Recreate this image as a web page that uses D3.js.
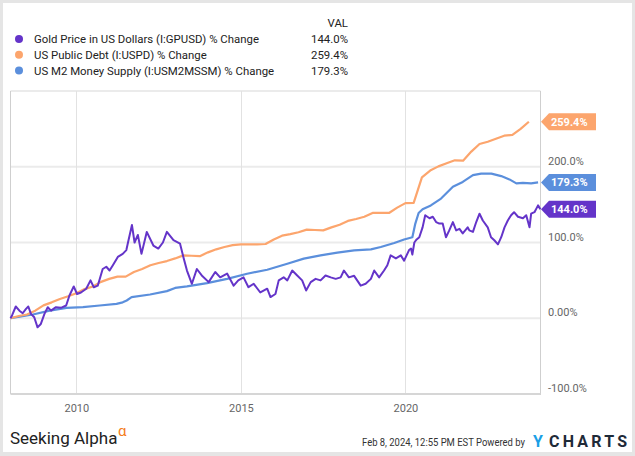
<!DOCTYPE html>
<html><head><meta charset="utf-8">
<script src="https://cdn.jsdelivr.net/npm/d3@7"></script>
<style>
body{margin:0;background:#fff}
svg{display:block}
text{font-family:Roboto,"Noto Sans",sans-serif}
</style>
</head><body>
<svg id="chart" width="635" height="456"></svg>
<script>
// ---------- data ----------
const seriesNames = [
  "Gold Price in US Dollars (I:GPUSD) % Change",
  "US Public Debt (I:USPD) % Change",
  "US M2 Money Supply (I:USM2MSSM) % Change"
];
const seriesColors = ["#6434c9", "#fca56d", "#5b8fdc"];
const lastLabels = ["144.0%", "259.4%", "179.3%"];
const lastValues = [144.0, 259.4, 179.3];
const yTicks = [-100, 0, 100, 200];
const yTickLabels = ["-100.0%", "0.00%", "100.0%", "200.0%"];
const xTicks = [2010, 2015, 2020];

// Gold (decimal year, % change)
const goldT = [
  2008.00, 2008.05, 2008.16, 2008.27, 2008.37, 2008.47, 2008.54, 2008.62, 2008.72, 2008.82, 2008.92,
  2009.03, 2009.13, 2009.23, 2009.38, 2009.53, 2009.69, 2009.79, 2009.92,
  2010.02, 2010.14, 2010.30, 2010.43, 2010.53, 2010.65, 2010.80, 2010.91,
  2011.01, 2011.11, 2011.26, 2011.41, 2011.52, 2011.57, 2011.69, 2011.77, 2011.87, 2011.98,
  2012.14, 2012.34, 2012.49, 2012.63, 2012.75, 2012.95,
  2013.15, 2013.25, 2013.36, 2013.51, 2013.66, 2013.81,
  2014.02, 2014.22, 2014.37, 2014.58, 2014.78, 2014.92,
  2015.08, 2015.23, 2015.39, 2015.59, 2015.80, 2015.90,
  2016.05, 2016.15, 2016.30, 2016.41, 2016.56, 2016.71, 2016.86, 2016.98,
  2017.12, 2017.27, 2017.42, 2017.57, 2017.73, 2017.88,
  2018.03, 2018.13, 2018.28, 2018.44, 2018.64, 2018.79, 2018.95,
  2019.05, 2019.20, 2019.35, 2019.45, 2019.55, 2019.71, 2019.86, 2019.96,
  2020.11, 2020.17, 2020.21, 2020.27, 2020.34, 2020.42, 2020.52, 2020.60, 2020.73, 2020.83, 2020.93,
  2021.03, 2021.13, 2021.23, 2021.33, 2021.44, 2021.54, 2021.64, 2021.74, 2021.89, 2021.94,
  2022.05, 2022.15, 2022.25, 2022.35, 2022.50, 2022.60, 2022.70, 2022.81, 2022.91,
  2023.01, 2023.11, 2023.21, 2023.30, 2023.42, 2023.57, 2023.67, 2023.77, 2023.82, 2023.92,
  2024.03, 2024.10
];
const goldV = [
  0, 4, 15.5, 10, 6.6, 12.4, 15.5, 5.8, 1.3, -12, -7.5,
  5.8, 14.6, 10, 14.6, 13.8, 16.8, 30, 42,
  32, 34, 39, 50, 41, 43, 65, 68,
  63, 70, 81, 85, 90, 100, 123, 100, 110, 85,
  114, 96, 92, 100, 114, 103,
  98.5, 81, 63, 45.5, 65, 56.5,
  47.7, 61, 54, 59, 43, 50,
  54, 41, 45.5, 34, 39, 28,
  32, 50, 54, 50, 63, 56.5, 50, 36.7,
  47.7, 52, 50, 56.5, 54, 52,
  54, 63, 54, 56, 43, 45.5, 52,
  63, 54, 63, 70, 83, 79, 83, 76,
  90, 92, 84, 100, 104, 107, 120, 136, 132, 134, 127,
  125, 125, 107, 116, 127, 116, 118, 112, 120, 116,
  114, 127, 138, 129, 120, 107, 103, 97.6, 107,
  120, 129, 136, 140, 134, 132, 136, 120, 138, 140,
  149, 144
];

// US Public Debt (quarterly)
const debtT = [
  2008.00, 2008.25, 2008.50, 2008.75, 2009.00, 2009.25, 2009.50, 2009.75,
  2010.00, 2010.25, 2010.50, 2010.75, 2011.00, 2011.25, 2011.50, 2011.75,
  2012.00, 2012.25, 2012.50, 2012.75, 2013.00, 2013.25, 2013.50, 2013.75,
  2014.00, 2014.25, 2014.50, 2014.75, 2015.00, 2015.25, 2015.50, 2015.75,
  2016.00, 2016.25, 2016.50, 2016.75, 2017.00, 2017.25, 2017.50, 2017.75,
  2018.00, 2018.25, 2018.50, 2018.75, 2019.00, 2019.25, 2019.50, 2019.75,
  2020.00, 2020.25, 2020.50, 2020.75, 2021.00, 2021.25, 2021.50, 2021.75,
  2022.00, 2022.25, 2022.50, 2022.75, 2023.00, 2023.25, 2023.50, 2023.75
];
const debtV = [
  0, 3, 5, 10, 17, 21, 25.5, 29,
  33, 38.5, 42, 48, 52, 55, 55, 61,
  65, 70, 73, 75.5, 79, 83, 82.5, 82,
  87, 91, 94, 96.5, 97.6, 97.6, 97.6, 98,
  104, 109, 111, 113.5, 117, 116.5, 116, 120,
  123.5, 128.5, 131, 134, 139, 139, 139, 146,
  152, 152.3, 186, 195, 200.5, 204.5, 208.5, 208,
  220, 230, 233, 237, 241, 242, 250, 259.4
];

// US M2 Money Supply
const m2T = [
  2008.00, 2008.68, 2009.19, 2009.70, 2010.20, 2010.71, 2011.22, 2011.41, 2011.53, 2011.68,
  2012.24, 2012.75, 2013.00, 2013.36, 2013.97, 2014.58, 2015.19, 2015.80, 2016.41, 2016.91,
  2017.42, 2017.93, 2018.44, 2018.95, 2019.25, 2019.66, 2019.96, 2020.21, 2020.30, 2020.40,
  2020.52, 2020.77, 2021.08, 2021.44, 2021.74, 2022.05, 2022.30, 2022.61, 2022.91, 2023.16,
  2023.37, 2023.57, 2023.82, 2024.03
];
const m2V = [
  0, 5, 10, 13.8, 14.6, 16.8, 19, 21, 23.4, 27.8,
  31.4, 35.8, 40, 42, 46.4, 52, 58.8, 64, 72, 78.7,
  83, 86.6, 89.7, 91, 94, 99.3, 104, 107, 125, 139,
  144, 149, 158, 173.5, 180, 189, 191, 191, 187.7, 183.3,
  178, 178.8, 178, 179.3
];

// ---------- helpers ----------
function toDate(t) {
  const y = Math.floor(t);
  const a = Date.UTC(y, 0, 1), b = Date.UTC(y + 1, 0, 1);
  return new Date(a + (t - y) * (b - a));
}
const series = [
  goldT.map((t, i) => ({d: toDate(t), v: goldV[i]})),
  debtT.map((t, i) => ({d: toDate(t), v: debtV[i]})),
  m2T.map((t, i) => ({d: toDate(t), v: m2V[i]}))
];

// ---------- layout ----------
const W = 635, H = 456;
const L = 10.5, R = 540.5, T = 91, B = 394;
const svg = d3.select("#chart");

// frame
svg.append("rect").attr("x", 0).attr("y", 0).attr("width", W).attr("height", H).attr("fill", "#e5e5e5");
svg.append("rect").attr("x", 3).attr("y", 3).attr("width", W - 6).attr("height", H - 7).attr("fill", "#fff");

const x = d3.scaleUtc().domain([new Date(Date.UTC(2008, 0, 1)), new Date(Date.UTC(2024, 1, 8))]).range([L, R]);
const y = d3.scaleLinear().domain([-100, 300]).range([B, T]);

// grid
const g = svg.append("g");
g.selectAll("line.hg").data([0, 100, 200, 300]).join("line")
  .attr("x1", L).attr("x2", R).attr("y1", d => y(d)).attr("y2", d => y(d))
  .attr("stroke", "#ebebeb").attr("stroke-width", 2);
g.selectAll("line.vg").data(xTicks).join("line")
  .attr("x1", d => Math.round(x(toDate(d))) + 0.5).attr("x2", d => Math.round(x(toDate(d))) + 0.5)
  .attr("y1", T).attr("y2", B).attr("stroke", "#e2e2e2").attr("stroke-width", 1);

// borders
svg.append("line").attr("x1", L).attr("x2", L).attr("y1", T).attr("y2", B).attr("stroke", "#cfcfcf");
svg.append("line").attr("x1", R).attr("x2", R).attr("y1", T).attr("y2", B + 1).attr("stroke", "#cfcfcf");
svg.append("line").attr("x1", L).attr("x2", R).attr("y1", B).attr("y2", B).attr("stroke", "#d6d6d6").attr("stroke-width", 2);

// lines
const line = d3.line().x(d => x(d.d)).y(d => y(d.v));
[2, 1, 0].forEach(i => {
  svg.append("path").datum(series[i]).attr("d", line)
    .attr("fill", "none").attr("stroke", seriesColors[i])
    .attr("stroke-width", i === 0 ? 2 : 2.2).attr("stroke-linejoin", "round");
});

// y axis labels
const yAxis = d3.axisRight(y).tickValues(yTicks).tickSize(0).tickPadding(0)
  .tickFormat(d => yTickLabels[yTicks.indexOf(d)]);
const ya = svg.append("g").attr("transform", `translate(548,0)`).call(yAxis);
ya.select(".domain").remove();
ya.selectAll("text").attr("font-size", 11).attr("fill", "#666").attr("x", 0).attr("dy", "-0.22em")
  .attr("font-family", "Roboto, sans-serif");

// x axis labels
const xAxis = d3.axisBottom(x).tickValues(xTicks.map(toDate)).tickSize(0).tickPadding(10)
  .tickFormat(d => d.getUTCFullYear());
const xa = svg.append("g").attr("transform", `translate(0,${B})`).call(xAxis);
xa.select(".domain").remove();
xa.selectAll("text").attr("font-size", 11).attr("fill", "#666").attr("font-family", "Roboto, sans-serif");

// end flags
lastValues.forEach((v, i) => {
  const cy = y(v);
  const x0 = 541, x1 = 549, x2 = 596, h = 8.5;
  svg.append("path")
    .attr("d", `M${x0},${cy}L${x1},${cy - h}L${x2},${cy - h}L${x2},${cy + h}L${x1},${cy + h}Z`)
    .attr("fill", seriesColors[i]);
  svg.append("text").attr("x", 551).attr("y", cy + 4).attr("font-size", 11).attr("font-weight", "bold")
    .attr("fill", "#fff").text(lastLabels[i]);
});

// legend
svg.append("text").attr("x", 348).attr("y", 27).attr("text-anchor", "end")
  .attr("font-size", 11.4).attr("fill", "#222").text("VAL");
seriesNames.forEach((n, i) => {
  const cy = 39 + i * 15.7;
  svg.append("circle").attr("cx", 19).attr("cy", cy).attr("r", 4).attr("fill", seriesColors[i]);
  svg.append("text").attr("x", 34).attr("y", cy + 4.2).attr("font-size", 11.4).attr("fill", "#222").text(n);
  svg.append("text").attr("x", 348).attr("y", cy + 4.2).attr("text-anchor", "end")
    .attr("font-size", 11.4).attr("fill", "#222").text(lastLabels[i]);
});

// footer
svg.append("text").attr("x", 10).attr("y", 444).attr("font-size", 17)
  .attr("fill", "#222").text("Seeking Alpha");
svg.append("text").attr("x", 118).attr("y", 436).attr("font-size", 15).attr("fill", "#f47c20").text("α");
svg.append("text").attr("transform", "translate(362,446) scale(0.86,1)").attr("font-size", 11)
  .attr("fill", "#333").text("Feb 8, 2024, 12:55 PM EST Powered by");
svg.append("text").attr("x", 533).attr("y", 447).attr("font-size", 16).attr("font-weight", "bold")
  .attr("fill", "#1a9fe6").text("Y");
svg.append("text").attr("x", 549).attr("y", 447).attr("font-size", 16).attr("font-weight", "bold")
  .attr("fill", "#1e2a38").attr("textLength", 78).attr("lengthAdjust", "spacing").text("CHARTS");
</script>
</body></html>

• • • • • • •

### [OBJECTIVE]
Write out an exact copy of the listing, first line through the line containing "const xTicks = [2010, 2015, 2020];", with the pictures left out.

### [ANSWER BELOW]
Recreate this image as a web page that uses D3.js.
<!DOCTYPE html>
<html><head><meta charset="utf-8">
<script src="https://cdn.jsdelivr.net/npm/d3@7"></script>
<style>
body{margin:0;background:#fff}
svg{display:block}
text{font-family:Roboto,"Noto Sans",sans-serif}
</style>
</head><body>
<svg id="chart" width="635" height="456"></svg>
<script>
// ---------- data ----------
const seriesNames = [
  "Gold Price in US Dollars (I:GPUSD) % Change",
  "US Public Debt (I:USPD) % Change",
  "US M2 Money Supply (I:USM2MSSM) % Change"
];
const seriesColors = ["#6434c9", "#fca56d", "#5b8fdc"];
const lastLabels = ["144.0%", "259.4%", "179.3%"];
const lastValues = [144.0, 259.4, 179.3];
const yTicks = [-100, 0, 100, 200];
const yTickLabels = ["-100.0%", "0.00%", "100.0%", "200.0%"];
const xTicks = [2010, 2015, 2020];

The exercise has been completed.